Interrogés sur le sujet, les experts estiment que ces filtres algorithmiques pourraient faire preuve d'un excès de zèle en bloquant des contenus légitimes. « Dire que [l'utilisation de filtres automatisés] n'est pas une obligation revient à l'autoriser », a déclaré à Gwendoline Delbos-Corfield, une eurodéputée verte française. « Une telle technologie pourrait sembler particulièrement attrayante dans un contexte où l'algorithme va être moins cher que les moyens humains ». Une autre préoccupation est que la limite d'une heure pour le retrait est un délai trop court pour les petites plateformes disposant de moins de ressources.
Ces plateformes sont souvent utilisées par des groupes terroristes pour héberger du contenu, précisément parce qu'elles ne peuvent pas le modérer. Cela rendrait les affaires plus difficiles pour ces entreprises, étouffant la concurrence sur un marché déjà dominé par les géants américains de la technologie. Il est également possible que les États membres de l'UE interprètent de manière préjudiciable ce qui constitue un contenu "terroriste".
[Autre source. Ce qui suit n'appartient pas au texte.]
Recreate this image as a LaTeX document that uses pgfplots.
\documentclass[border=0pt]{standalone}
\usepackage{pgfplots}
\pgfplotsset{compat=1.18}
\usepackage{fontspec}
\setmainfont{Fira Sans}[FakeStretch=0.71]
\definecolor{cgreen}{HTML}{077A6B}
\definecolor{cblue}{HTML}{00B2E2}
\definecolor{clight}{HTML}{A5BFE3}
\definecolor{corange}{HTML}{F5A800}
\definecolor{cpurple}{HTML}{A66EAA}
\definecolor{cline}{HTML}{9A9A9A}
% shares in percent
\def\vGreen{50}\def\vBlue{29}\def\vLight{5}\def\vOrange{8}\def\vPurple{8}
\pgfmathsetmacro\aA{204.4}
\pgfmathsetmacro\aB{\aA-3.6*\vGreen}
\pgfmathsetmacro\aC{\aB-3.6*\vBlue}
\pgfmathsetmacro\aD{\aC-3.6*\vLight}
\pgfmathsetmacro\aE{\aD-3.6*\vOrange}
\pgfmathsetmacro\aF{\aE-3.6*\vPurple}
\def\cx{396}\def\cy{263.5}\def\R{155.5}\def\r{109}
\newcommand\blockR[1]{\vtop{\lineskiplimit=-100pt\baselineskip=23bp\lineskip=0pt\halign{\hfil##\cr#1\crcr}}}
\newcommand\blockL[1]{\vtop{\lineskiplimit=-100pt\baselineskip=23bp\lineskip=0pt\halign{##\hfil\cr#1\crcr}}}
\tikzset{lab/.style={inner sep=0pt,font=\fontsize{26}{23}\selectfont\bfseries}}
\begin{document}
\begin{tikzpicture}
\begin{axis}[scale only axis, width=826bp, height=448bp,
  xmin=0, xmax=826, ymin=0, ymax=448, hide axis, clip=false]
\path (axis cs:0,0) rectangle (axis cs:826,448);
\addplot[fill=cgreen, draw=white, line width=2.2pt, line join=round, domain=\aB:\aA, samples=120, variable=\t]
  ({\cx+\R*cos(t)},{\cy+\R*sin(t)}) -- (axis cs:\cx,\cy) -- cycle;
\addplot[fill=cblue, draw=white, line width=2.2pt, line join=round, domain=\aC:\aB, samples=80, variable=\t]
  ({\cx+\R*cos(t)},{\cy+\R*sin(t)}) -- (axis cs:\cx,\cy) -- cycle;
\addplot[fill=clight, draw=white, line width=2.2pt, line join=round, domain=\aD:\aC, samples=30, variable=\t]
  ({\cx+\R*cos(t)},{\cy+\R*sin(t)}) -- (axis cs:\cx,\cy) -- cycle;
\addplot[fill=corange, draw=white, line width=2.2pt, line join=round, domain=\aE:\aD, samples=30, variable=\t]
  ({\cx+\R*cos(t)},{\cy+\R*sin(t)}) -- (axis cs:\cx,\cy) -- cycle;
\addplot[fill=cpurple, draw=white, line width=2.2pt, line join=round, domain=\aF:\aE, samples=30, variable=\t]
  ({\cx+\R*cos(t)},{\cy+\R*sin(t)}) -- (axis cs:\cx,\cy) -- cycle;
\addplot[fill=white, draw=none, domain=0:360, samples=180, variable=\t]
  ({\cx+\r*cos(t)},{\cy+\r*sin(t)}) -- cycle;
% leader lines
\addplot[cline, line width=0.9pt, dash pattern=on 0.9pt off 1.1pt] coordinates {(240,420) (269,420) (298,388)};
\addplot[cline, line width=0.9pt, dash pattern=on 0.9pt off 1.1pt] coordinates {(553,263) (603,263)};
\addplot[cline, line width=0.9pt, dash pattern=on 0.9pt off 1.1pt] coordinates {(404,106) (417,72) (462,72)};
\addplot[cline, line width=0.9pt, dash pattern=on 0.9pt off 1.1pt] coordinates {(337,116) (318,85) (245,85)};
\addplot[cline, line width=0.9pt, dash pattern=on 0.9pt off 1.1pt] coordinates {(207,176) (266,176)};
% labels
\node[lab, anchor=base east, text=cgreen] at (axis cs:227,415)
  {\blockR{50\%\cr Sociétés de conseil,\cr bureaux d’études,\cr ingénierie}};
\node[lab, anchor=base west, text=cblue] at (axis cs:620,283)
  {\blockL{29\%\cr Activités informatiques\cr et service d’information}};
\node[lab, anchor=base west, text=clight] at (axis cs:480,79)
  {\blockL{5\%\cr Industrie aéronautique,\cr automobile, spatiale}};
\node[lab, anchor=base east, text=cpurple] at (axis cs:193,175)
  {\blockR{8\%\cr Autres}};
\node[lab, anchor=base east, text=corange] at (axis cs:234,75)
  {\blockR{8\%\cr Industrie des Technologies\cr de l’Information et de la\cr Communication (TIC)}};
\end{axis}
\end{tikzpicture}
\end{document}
« Cela pourrait ouvrir la voie aux régimes autoritaires, comme ceux de la Pologne et de la Hongrie, pour faire taire leurs critiques à l'étranger en émettant des ordres de suppression au-delà de leurs frontières », écrit un groupe de défense des droits civils. « Comme cela doit se faire dans l'heure, les plateformes en ligne n'auront d'autre choix que de se conformer à ces ordres pour éviter des amendes ou des problèmes juridiques ».